* START Given information *

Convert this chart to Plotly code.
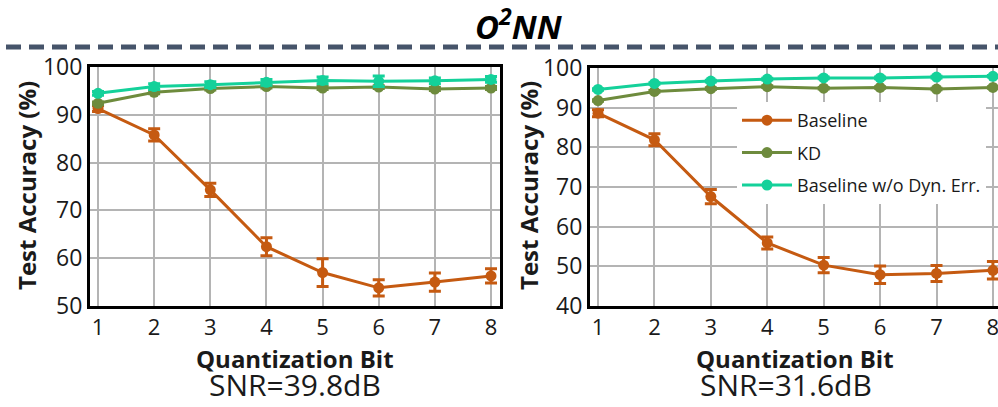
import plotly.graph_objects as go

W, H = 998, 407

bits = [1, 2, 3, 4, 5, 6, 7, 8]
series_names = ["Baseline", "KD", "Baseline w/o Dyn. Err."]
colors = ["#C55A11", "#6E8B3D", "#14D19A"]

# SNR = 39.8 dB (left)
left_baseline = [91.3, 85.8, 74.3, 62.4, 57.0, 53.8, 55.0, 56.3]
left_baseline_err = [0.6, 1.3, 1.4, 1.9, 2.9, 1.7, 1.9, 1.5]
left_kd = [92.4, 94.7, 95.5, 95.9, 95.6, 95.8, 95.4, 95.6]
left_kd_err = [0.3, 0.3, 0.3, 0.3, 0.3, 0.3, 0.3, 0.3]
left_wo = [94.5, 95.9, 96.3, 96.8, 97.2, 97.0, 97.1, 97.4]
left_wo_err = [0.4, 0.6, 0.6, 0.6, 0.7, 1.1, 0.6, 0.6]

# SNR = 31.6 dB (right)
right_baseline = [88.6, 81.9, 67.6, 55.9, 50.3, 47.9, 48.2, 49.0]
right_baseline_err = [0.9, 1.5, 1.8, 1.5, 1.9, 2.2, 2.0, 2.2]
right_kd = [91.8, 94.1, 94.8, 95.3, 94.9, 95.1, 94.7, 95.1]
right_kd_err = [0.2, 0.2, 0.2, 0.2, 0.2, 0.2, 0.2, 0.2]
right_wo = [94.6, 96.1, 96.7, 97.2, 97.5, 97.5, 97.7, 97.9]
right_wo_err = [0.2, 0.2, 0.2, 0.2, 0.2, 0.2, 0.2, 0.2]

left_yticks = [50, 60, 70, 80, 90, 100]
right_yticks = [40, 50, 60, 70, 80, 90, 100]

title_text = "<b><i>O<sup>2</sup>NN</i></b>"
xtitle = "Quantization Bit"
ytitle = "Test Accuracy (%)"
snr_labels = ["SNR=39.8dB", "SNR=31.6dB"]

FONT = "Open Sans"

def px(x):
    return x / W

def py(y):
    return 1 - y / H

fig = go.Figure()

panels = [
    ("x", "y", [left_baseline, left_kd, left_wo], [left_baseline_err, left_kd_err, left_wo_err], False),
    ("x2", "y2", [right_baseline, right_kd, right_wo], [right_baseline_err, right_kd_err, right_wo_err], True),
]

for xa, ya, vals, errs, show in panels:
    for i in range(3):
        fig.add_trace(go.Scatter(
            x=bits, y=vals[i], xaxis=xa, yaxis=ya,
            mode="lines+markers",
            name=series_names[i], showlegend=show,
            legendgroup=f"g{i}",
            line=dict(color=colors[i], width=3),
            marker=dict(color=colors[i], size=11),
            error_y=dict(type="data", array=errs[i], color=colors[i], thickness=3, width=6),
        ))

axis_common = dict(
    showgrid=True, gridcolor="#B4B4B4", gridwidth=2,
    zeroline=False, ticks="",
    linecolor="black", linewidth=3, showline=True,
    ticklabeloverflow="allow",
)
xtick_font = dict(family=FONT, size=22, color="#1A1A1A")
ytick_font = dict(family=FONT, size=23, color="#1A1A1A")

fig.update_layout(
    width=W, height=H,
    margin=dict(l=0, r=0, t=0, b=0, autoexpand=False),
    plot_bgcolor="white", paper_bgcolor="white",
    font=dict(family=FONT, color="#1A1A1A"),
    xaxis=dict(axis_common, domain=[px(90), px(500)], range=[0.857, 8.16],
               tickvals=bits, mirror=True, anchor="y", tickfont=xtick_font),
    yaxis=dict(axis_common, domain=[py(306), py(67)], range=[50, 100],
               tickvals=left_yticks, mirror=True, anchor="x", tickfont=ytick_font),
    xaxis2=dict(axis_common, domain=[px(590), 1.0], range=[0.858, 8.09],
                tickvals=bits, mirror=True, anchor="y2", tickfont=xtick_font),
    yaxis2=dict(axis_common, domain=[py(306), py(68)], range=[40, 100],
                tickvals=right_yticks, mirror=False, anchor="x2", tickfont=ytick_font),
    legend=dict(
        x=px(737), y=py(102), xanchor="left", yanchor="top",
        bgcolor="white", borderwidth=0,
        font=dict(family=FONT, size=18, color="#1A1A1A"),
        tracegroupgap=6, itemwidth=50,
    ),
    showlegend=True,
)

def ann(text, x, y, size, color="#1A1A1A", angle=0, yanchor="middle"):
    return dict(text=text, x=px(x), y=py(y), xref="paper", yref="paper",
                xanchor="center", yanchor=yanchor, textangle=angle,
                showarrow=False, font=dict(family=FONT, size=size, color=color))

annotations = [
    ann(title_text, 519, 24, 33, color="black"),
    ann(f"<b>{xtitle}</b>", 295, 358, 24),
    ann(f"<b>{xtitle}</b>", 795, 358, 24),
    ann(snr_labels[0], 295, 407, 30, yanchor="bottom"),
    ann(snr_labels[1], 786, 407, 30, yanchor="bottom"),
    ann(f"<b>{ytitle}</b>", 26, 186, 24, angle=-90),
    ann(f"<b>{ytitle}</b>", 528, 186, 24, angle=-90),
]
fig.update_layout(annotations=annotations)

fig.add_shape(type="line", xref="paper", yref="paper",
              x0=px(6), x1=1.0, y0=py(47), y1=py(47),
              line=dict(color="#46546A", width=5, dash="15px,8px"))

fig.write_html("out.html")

* END Given information *

→ Challenge: Reproduce the material above from its first line through the line containing "left_wo_err = [0.4, 0.6, 0.6, 0.6, 0.7, 1.1, 0.6, 0.6]", both ends included, and skip every picture.

→ Task answer:
Convert this chart to Plotly code.
import plotly.graph_objects as go

W, H = 998, 407

bits = [1, 2, 3, 4, 5, 6, 7, 8]
series_names = ["Baseline", "KD", "Baseline w/o Dyn. Err."]
colors = ["#C55A11", "#6E8B3D", "#14D19A"]

# SNR = 39.8 dB (left)
left_baseline = [91.3, 85.8, 74.3, 62.4, 57.0, 53.8, 55.0, 56.3]
left_baseline_err = [0.6, 1.3, 1.4, 1.9, 2.9, 1.7, 1.9, 1.5]
left_kd = [92.4, 94.7, 95.5, 95.9, 95.6, 95.8, 95.4, 95.6]
left_kd_err = [0.3, 0.3, 0.3, 0.3, 0.3, 0.3, 0.3, 0.3]
left_wo = [94.5, 95.9, 96.3, 96.8, 97.2, 97.0, 97.1, 97.4]
left_wo_err = [0.4, 0.6, 0.6, 0.6, 0.7, 1.1, 0.6, 0.6]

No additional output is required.